With three decades of visual world-building behind him, the question of a favourite sleeve remains a complex one. For its atmospheric resonance with a bygone Glasgow, Murdoch cites the band’s second B-sides compilation, 2013’s The Third Eye Centre, as a definitive Belle & Sebastian artefact – its elegant, sepia wash layered with script graphics that distil the feeling of its namesake, a much-missed Glasgow cultural institution.
‘If you have the gatefold in your hand, it’s a very satisfying package,’ he states. ‘It was the kind of place where you went to see a play by an up-and-coming person, or some mad Icelandic dance music. I was just remembering a vibe and then trying to recreate it. Stevie [Jackson, guitarist and vocalist] was very complimentary about that one. He was like, “You got it.
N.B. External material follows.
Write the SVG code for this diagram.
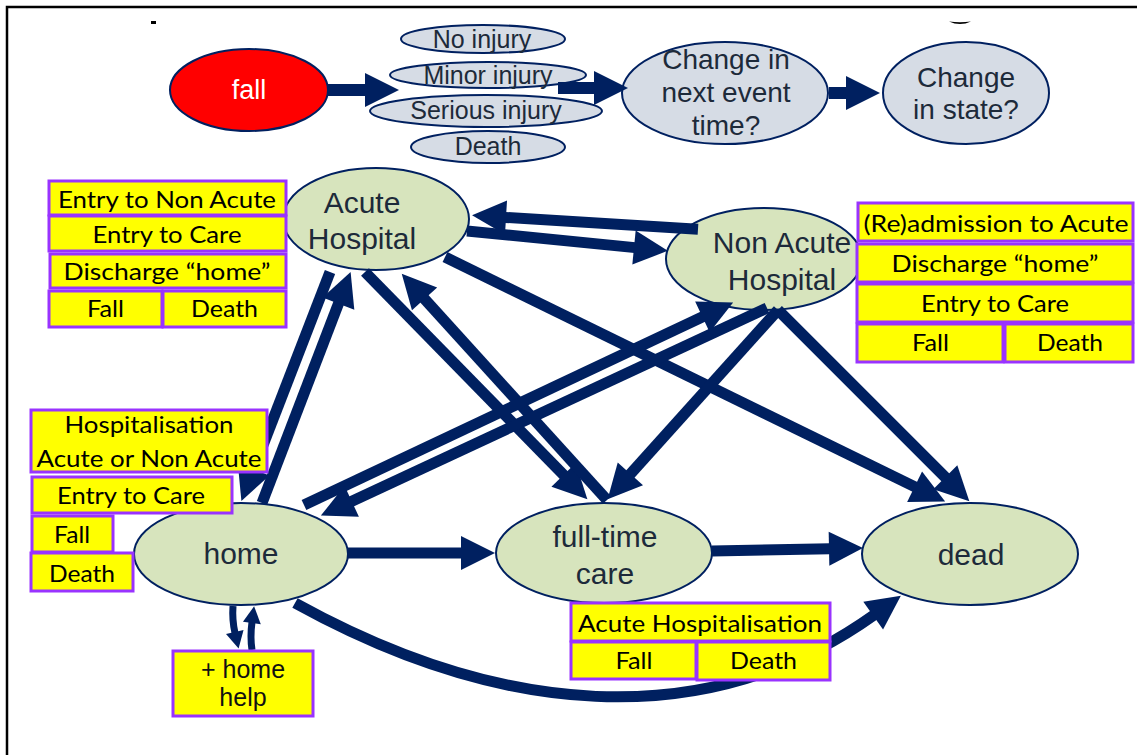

I don't know what it is, but you have it.”’
He holds a similar fondness for the hometown homage of Write About Love-era 12-inch Come On Sister’s artwork; the result of a shoot with friends that saw them striking yoga poses against a brutalist backdrop.
Come on Sister artwork
‘It’s very Smiths-y,’ he notes. ‘We went around Glasgow doing poses in funny, post-industrial, concrete, brutalist surroundings. It just has a little contrast, so I think it works really nice.’
With recent albums A Bit of Previous and Late Developers returning to the classic single subject formula, Murdoch very much appears to have reached a point of aesthetic clarity.
‘As the years go past and less and less people listen to your records, the design gets better,’ he jests. ‘You get sort of better at your job, at planning and the overall design.’
Three decades after he first began imagining record sleeves, the process remains a driving force, of sorts.
‘I think it's a device for creativity,’ he states. ‘We all work on memory and nostalgia. We’re always drawing on that… It’s the icing on the cake.’